In this exercise, when the angle \(\theta\) is specified as one of the acute angles, we're working within the framework of a right triangle, drawing on its special properties to solve for trigonometric ratios.

The Pythagorean theorem is a powerful tool in geometry, especially useful in right triangles. It states that the square of the hypotenuse's length (the side opposite the right angle) is equal to the sum of the squares of the other two sides. The mathematical expression of this theorem is:\[c^2 = a^2 + b^2\]Where \( c \) is the hypotenuse and \( a \) and \( b \) are the other two sides.
This formula comes in handy when you know the length of two sides of a right triangle and need to find the third. In our exercise, we used this theorem to find the length of the opposite side given one leg and the hypotenuse. By plugging in the known values, we found:\[a = \sqrt{5^2 - 1^2} = \sqrt{24}\]This result helps us determine the other trigonometric ratios.

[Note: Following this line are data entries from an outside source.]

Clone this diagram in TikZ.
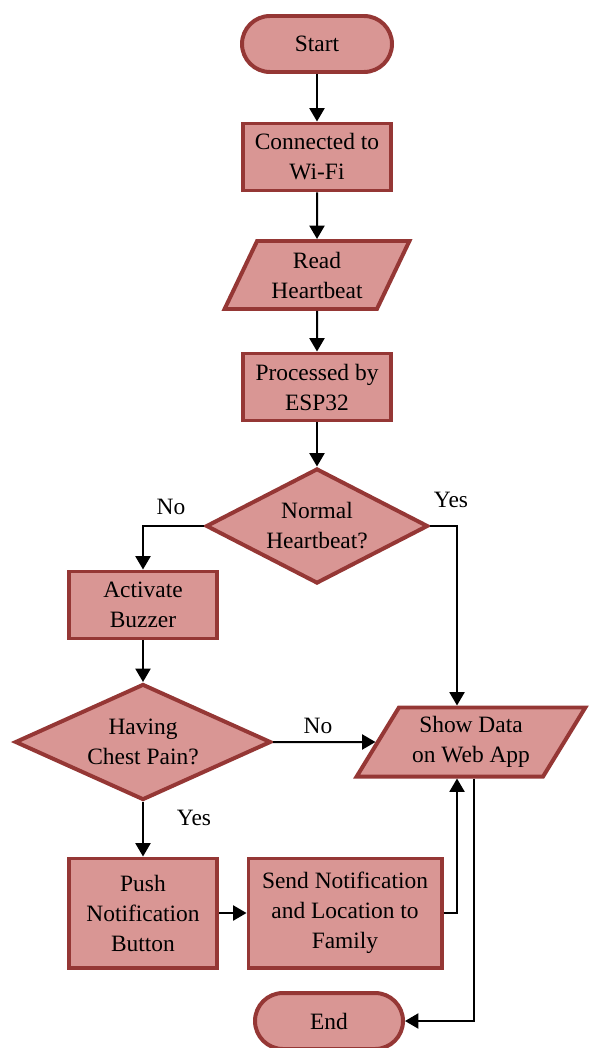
\documentclass[tikz,border=0pt]{standalone}
\usepackage{fontspec}
\setmainfont{Liberation Serif}
\usetikzlibrary{shapes.geometric,arrows.meta}
\definecolor{boxfill}{RGB}{217,150,148}
\definecolor{boxline}{RGB}{149,55,53}

\begin{document}
\begin{tikzpicture}[x=0.03cm,y=-0.03cm,
  font=\fontsize{20}{25.6}\selectfont,
  base/.style={draw=boxline,fill=boxfill,line width=3.4pt,align=center,inner sep=0pt},
  terminal/.style={base,rectangle,rounded corners=0.84cm,minimum width=4.5cm,minimum height=1.68cm},
  process/.style={base,rectangle,minimum width=4.45cm,minimum height=2.01cm},
  io/.style={base,trapezium,trapezium stretches=true},
  decision/.style={base,diamond},
  lbl/.style={inner sep=0pt},
  arr/.style={draw=black,line width=1.7pt,-{Triangle[length=0.4cm,width=0.45cm]}}]

  \useasboundingbox (0,0) rectangle (588,1048);

  \node[terminal] (start) at (317,44) {Start};
  \node[process] (wifi) at (317,157) {Connected to\\Wi-Fi};
  \node[io,trapezium left angle=62,trapezium right angle=118,
        minimum width=5.55cm,minimum height=2.04cm] (read) at (317,275) {Read\\Heartbeat};
  \node[process] (proc) at (317,387) {Processed by\\ESP32};
  \node[decision,aspect=1.93,minimum width=6.66cm,minimum height=3.45cm] (normal) at (317,526) {Normal\\Heartbeat?};
  \node[process] (buzz) at (143,605) {Activate\\Buzzer};
  \node[decision,aspect=2.2,minimum width=7.68cm,minimum height=3.48cm] (chest) at (143,742) {Having\\Chest Pain?};
  \node[io,trapezium left angle=56,trapezium right angle=124,
        minimum width=6.87cm,minimum height=2.07cm] (show) at (471,742) {Show Data\\on Web App};
  \node[process,minimum height=3.27cm] (push) at (143,913) {Push\\Notification\\Button};
  \node[process,minimum width=5.79cm,minimum height=3.27cm] (send) at (345,913) {Send Notification\\and Location to\\Family};
  \node[terminal,minimum width=4.44cm] (end) at (329,1021) {End};

  \node[lbl] (no1) at (171,507) {No};
  \node[lbl] (yes1) at (451,500) {Yes};
  \node[lbl] (no2) at (318,726) {No};
  \node[lbl] (yes2) at (194,818) {Yes};

  \draw[arr] (start) -- (wifi);
  \draw[arr] (wifi) -- (read);
  \draw[arr] (read) -- (proc);
  \draw[arr] (proc) -- (normal);
  \draw[arr] (normal.west) -| (buzz.north);
  \draw[arr] (normal.east) -| ([xshift=-0.42cm]show.north);
  \draw[arr] (buzz) -- (chest);
  \draw[arr] (chest.east) -- (show.west);
  \draw[arr] (chest) -- (push);
  \draw[arr] (push) -- (send);
  \draw[arr] (send.east) -| ([xshift=-0.42cm]show.south);
  \draw[arr] ([xshift=0.09cm]show.south) |- (end.east);
\end{tikzpicture}
\end{document}
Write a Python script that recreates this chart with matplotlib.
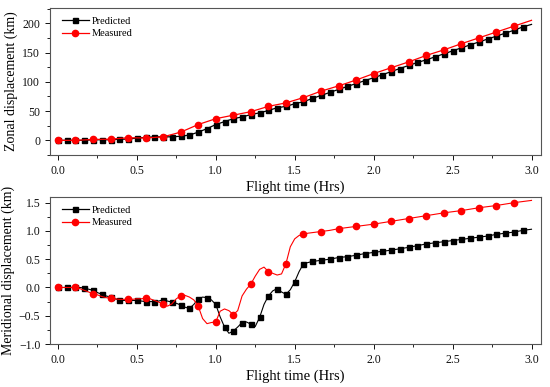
import numpy as np
import matplotlib
matplotlib.use("Agg")
import matplotlib.pyplot as plt
from matplotlib.lines import Line2D
from matplotlib.ticker import MultipleLocator

plt.rcParams['font.family'] = ['Liberation Serif', 'DejaVu Serif']

# ---- zonal displacement (km) ----
# predicted, every 1/18 hr from 0 to 3.0
zon_pred_t = np.arange(55) / 18.0
zon_pred = [0, 0, 0, 0, 1, 1, 1, 2, 2, 4, 5, 6, 6, 6, 7, 9, 14, 20, 27, 32,
            37, 40, 44, 47, 51, 55.7, 58, 62.5, 66, 71.5, 76.7, 81.8, 87, 92,
            97, 102, 107, 112, 117.5, 122.7, 128, 133, 137.5, 142.6, 147.7,
            152.8, 158, 163, 168, 173, 178, 183, 188, 193.7, 198]
# measured, every 1/9 hr from 0 to 3.0
zon_meas_t = np.arange(28) / 9.0
zon_meas = [0, 0, 1.5, 2, 4.5, 4, 6, 14, 27, 37, 43, 49, 58, 64, 73, 84, 93,
            103, 114, 124, 134, 145, 154.5, 165, 175, 185, 195, 205]

# ---- meridional displacement (km) ----
# line samples: every 1/36 hr up to 1.611, then every 1/18 hr to 3.0
mer_t = np.concatenate([np.arange(59) / 36.0, np.arange(30, 55) / 18.0])
mer_pred = [0.00, 0.00, 0.00, 0.00, 0.00, 0.00, -0.01, -0.03, -0.05, -0.09,
            -0.12, -0.15, -0.17, -0.20, -0.22, -0.23, -0.23, -0.23, -0.23, -0.24,
            -0.25, -0.25, -0.25, -0.24, -0.22, -0.24, -0.26, -0.28, -0.31, -0.35,
            -0.37, -0.30, -0.20, -0.17, -0.18, -0.22, -0.30, -0.52, -0.70, -0.81,
            -0.77, -0.70, -0.62, -0.61, -0.65, -0.69, -0.53, -0.30, -0.15, -0.06,
            -0.02, -0.08, -0.12, -0.04, 0.10, 0.28, 0.42, 0.44, 0.46,
            0.48, 0.50, 0.53, 0.545, 0.57, 0.60, 0.62, 0.64, 0.66, 0.685, 0.71,
            0.74, 0.77, 0.79, 0.81, 0.83, 0.85, 0.87, 0.89, 0.91, 0.94, 0.96,
            0.98, 1.01, 1.03]
mer_meas = [0.00, 0.00, 0.00, 0.00, 0.00, -0.02, -0.05, -0.08, -0.11, -0.13,
            -0.16, -0.18, -0.19, -0.20, -0.21, -0.21, -0.21, -0.21, -0.20, -0.20,
            -0.19, -0.20, -0.23, -0.26, -0.29, -0.33, -0.29, -0.20, -0.15, -0.14,
            -0.17, -0.22, -0.33, -0.55, -0.64, -0.62, -0.61, -0.42, -0.38, -0.41,
            -0.48, -0.41, -0.15, -0.03, 0.06, 0.20, 0.32, 0.36, 0.28, 0.25,
            0.22, 0.24, 0.42, 0.72, 0.86, 0.92, 0.94, 0.96, 0.97,
            0.99, 1.01, 1.04, 1.06, 1.08, 1.10, 1.12, 1.145, 1.17, 1.195, 1.22,
            1.245, 1.27, 1.295, 1.32, 1.34, 1.36, 1.385, 1.41, 1.43, 1.45, 1.475,
            1.50, 1.52, 1.54]

labels = ["Predicted", "Measured"]
xticks = [0.0, 0.5, 1.0, 1.5, 2.0, 2.5, 3.0]

BLACK = "#000000"
RED = "#ff0000"

fig = plt.figure(figsize=(5.5, 3.87), dpi=100)
ax1 = fig.add_axes([0.0909, 0.5995, 0.8927, 0.3798])
ax2 = fig.add_axes([0.0909, 0.1111, 0.8927, 0.3798])


def style_axes(ax):
    ax.set_xlim(-0.05, 3.06)
    ax.xaxis.set_major_locator(MultipleLocator(0.5))
    ax.xaxis.set_minor_locator(MultipleLocator(0.25))
    ax.set_xticks(xticks)
    ax.set_xticklabels(["%.1f" % v for v in xticks])
    ax.tick_params(which='major', direction='out', length=3.5, width=0.7,
                   labelsize=8.5, colors='#111111', top=False, right=False)
    ax.tick_params(which='minor', direction='out', length=2, width=0.6,
                   top=False, right=False)
    for s in ax.spines.values():
        s.set_linewidth(0.8)
        s.set_color('#555555')
    ax.set_xlabel("Flight time (Hrs)", fontsize=10.5, labelpad=3)


# top panel
ax1.plot(zon_pred_t, zon_pred, color=BLACK, lw=0.9)
ax1.plot(zon_pred_t[:-1], zon_pred[:-1], ls='none', marker='s', ms=3.6,
         color=BLACK)
ax1.plot(zon_meas_t, zon_meas, color=RED, lw=0.9)
ax1.plot(zon_meas_t[:-1], zon_meas[:-1], ls='none', marker='o', ms=4.5,
         color=RED)
ax1.set_ylim(-25, 226)
ax1.yaxis.set_major_locator(MultipleLocator(50))
ax1.yaxis.set_minor_locator(MultipleLocator(25))
ax1.set_ylabel("Zonal displacement (km)", fontsize=10, labelpad=3)
style_axes(ax1)

# bottom panel
pred_mk = np.isclose((mer_t * 18) % 1, 0) | np.isclose((mer_t * 18) % 1, 1)
pred_mk &= mer_t < 2.99
meas_mk = np.isclose((mer_t * 9) % 1, 0) | np.isclose((mer_t * 9) % 1, 1)
meas_mk &= mer_t < 2.99
mer_pred_a = np.array(mer_pred)
mer_meas_a = np.array(mer_meas)
ax2.plot(mer_t, mer_pred_a, color=BLACK, lw=0.8)
ax2.plot(mer_t[pred_mk], mer_pred_a[pred_mk], ls='none', marker='s', ms=3.6,
         color=BLACK)
ax2.plot(mer_t, mer_meas_a, color=RED, lw=0.8)
ax2.plot(mer_t[meas_mk], mer_meas_a[meas_mk], ls='none', marker='o', ms=4.5,
         color=RED)
ax2.set_ylim(-1.0, 1.6)
ax2.yaxis.set_major_locator(MultipleLocator(0.5))
ax2.yaxis.set_minor_locator(MultipleLocator(0.25))
ax2.set_ylabel("Meridional displacement (km)", fontsize=10, labelpad=3)
style_axes(ax2)

handles = [Line2D([], [], color=BLACK, marker='s', ms=3.6, lw=0.9),
           Line2D([], [], color=RED, marker='o', ms=4.5, lw=0.9)]
for ax in (ax1, ax2):
    ax.legend(handles, labels, loc='upper left', frameon=False, fontsize=7.5,
              handlelength=2.6, handletextpad=0.3, labelspacing=0.3,
              borderaxespad=0.0, bbox_to_anchor=(0.015, 0.97))

fig.savefig("out.png", dpi=100)
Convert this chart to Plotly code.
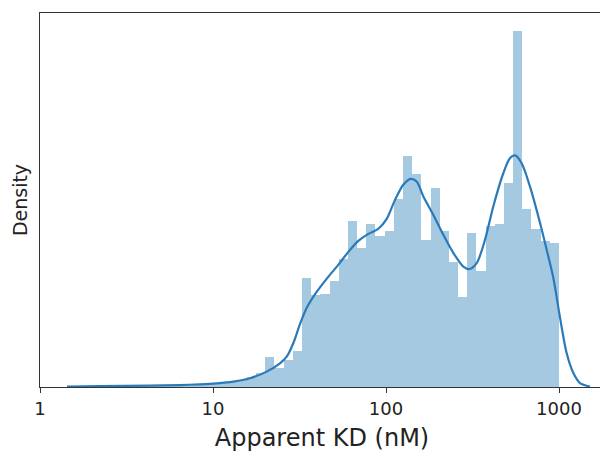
import numpy as np
import plotly.graph_objects as go

# Histogram (log10 of apparent KD, 50 equal-width bins) - density values
bin_log_min = 0.347
bin_log_max = 3.0
hist_density = [
    0.004, 0.002, 0.002, 0.002, 0.004, 0.004, 0.004, 0.004, 0.006, 0.006,
    0.008, 0.008, 0.012, 0.016, 0.020, 0.029, 0.041, 0.057, 0.123, 0.078,
    0.111, 0.147, 0.447, 0.377, 0.381, 0.434, 0.524, 0.680, 0.569, 0.668,
    0.619, 0.639, 0.770, 0.946, 0.873, 0.602, 0.815, 0.639, 0.512, 0.369,
    0.631, 0.475, 0.660, 0.668, 0.836, 1.458, 0.729, 0.647, 0.598, 0.590,
]

# KDE curve samples (log10 KD, density)
kde_x = [0.156, 0.347, 0.636, 0.809, 0.925, 1.021, 1.117, 1.214, 1.310, 1.387,
         1.426, 1.464, 1.503, 1.542, 1.599, 1.666, 1.724, 1.782, 1.840, 1.898,
         1.955, 2.004, 2.052, 2.100, 2.143, 2.177, 2.216, 2.273, 2.331, 2.389,
         2.447, 2.482, 2.524, 2.572, 2.620, 2.678, 2.717, 2.746, 2.784, 2.832,
         2.890, 2.929, 2.967, 3.006, 3.044, 3.083, 3.121, 3.179]
kde_y = [0.002, 0.004, 0.006, 0.008, 0.011, 0.015, 0.022, 0.036, 0.063, 0.097,
         0.124, 0.179, 0.258, 0.324, 0.389, 0.451, 0.500, 0.553, 0.598, 0.627,
         0.647, 0.688, 0.766, 0.828, 0.852, 0.841, 0.780, 0.705, 0.623, 0.549,
         0.493, 0.483, 0.507, 0.602, 0.739, 0.875, 0.937, 0.948, 0.916, 0.821,
         0.672, 0.561, 0.447, 0.283, 0.139, 0.057, 0.016, 0.002]

tick_vals = [0, 1, 2, 3]
tick_text = ["1", "10", "100", "1000"]

edges = np.linspace(bin_log_min, bin_log_max, len(hist_density) + 1)
centers = (edges[:-1] + edges[1:]) / 2
width = edges[1] - edges[0]

fig = go.Figure()
fig.add_trace(go.Bar(
    x=centers, y=hist_density, width=width,
    marker=dict(color="#1f77b4", opacity=0.4, line=dict(width=0)),
    hoverinfo="skip", showlegend=False,
))
fig.add_trace(go.Scatter(
    x=kde_x, y=kde_y, mode="lines",
    line=dict(color="#2a7ab9", width=2.2, shape="spline", smoothing=0.8),
    showlegend=False,
))

# page body has an 8px margin, so the figure is 8px smaller on each axis
fig.update_layout(
    width=600, height=445,
    margin=dict(l=32, r=4, t=5, b=66, autoexpand=False),
    plot_bgcolor="white", paper_bgcolor="white",
    bargap=0,
    font=dict(family="DejaVu Sans", color="#222222"),
)
fig.update_xaxes(
    range=[0, 3.26], tickvals=tick_vals, ticktext=tick_text,
    ticks="outside", ticklen=5, tickcolor="#333333",
    tickfont=dict(size=18), showgrid=False, zeroline=False,
    showline=True, linecolor="#333333", linewidth=1, mirror=True,
    title=dict(text="Apparent KD (nM)", font=dict(size=24), standoff=11),
)
fig.update_yaxes(
    range=[0, 1.531], showticklabels=False, ticks="",
    showgrid=False, zeroline=False,
    showline=True, linecolor="#333333", linewidth=1, mirror=True,
    title=dict(text="Density", font=dict(size=19), standoff=6),
)

fig.write_html("out.html")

An acute angle is any angle less than 90 degrees. In the context of a right triangle, the two angles besides the right angle are acute angles.
These angles are crucial in defining trigonometric ratios like sine, cosine, and tangent, as they are based on the relationships of the triangle's side lengths relative to these acute angles.
Knowing \(\cos \theta = \frac{1}{5}\) tells us that \(\theta\) is one of these acute angles, and it starts the process for defining all six primary trigonometric ratios by using the lengths of the sides that correspond to \(\theta\).

• The cosine of \(\theta\) involves the adjacent side and hypotenuse.
• The sine of \(\theta\) involves the opposite side and hypotenuse.
• The tangent of \(\theta\) involves the opposite and adjacent sides.

Understanding the role of acute angles helps navigate problems involving trigonometry effectively.

Reciprocal identities are relations between trigonometric functions derived from their basic definitions. They link primary trigonometric functions to their reciprocals and are useful when solving problems or finding unknown ratios:

• \(\csc \theta\) is the reciprocal of \(\sin \theta\), calculated by flipping the ratio of sine, thus: \(\csc \theta = \frac{1}{\sin \theta}\).
• \(\sec \theta\) is the reciprocal of \(\cos \theta\), so \(\sec \theta = \frac{1}{\cos \theta}\).
• \(\cot \theta\) is the reciprocal of \(\tan \theta\), so \(\cot \theta = \frac{1}{\tan \theta}\).

In our exercise, these identities allow us to find the remaining trigonometric ratios without additional computation. For example, the reciprocal of \(\cos \theta = \frac{1}{5}\) immediately gives us \(\sec \theta = 5\). Such identities are fundamental when delving deeper into trigonometric functions and their applications.